Sami Ben Gharbia, cofondateur et directeur de la rédaction de Nawaat, a été convoqué, hier, par la brigade centrale d’investigation de la Garde nationale à l’Aouina. Quand il s’y est présenté, il a été principalement interrogé sur la source de la fuite du plan d’action de la présidence de la République, destiné à plaider son « projet de loi de la réconciliation économique et financière ». Une aberration en ce mercredi 3 mai 2017, date de célébration de la journée mondiale de la liberté de presse. Face à la détermination de Ben Gharbia à protéger nos sources conformément à l’article 11 du décret-loi 115, l’interrogatoire a duré 6 heures et a viré au harcèlement, focalisant sur le fonctionnement interne de Nawaat, l’identité de ses journalistes (carte d’identité, n° de téléphone, etc.) et la liste des collaborateurs de Nawaat, dans le but de les interroger un à un.

Il s’agit de la quatrième fois que le directeur de la rédaction de Nawaat est convoqué par les autorités en moins d’un an. « Les questions portant sur la structure interne de Nawaat et son mode de fonctionnement et sur l’identité de ses journalistes constituent un tournant dangereux. Plus accablant encore, les intimidations et la menace de soumettre tous les membres de la rédaction à des interrogatoires est sans précédent depuis la révolution », s’indigne Sami Ben Gharbia. Pour sa part, l’avocat de Nawaat, Oussema Helal a affirmé que l’enquêteur l’a informé que « l’enquête a été ouverte suite à la demande de la présidence de la République et conformément aux instructions orales d’un préposé du procureur ». Nous rappelons que ces pressions viennent suite à des campagnes de diabolisation des organisations non gouvernementales par diverses figures politiques et médiatiques suspectées de corruption.

Pour Riadh Guerfali, juriste et codirecteur exécutif de Nawaat, « la protection de nos sources relève du sacré le plus absolu. Nous ne les révèlerons jamais, quitte à passer le restant de nos vies derrière les barreaux. Pour les cartes d’identité et numéros de téléphone de nos collaborateurs, ce sont des informations qui relèvent de leurs données personnelles, protégées par la loi. Nous ne donnerons rien du tout, hormis sur la base d’un mandat judiciaire légalement fondé. Quant à la liste de nos collaborateurs, elle est déjà publique et affichée sur le site de Nawaat ». Il est important, ici, de rappeler que Nawaat a toujours exprimé sa disposition à coopérer avec la justice, par conviction citoyenne, dans les dossiers et investigations que nous publions. Et cela, strictement pour des informations destinées à la publication. La sacralité de la confidentialité de nos sources est une ligne rouge. La protection de nos journalistes l’est également.

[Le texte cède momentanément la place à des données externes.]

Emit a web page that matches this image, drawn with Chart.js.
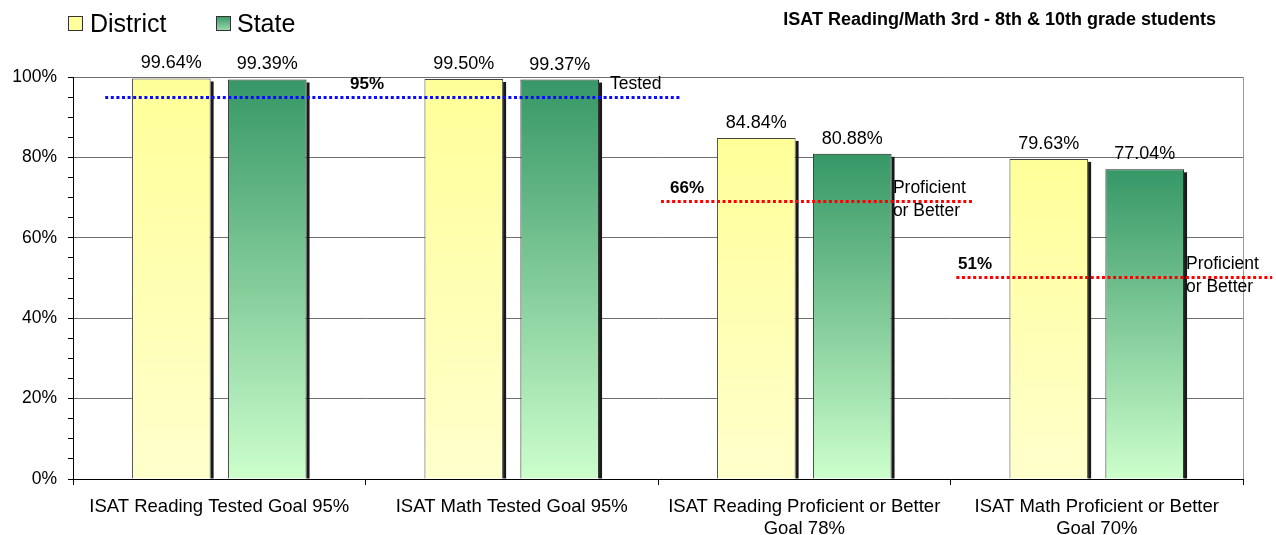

Nawaat condamne fermement le harcèlement du directeur de sa rédaction et l’intention manifeste des autorités à s’acharner contre ses journalistes. Nous considérons ces procédés, indignes, comme une menace sérieuse contre la liberté d’expression et le droit de s’organiser. Nous nous engageons auprès de nos lecteurs et de l’opinion publique de ne jamais céder face aux pressions et à l’intimidation. Nawaat a résisté à la répression de la dictature et résistera davantage sous la protection de la Constitution tunisienne, des conventions internationales ratifiées, de la loi et, surtout, des tribunaux tunisiens. Et c’est sous la protection de ces mêmes tribunaux que nous continuerons à publier des leaks, y compris provenant de la présidence de la République, si l’occasion se présente.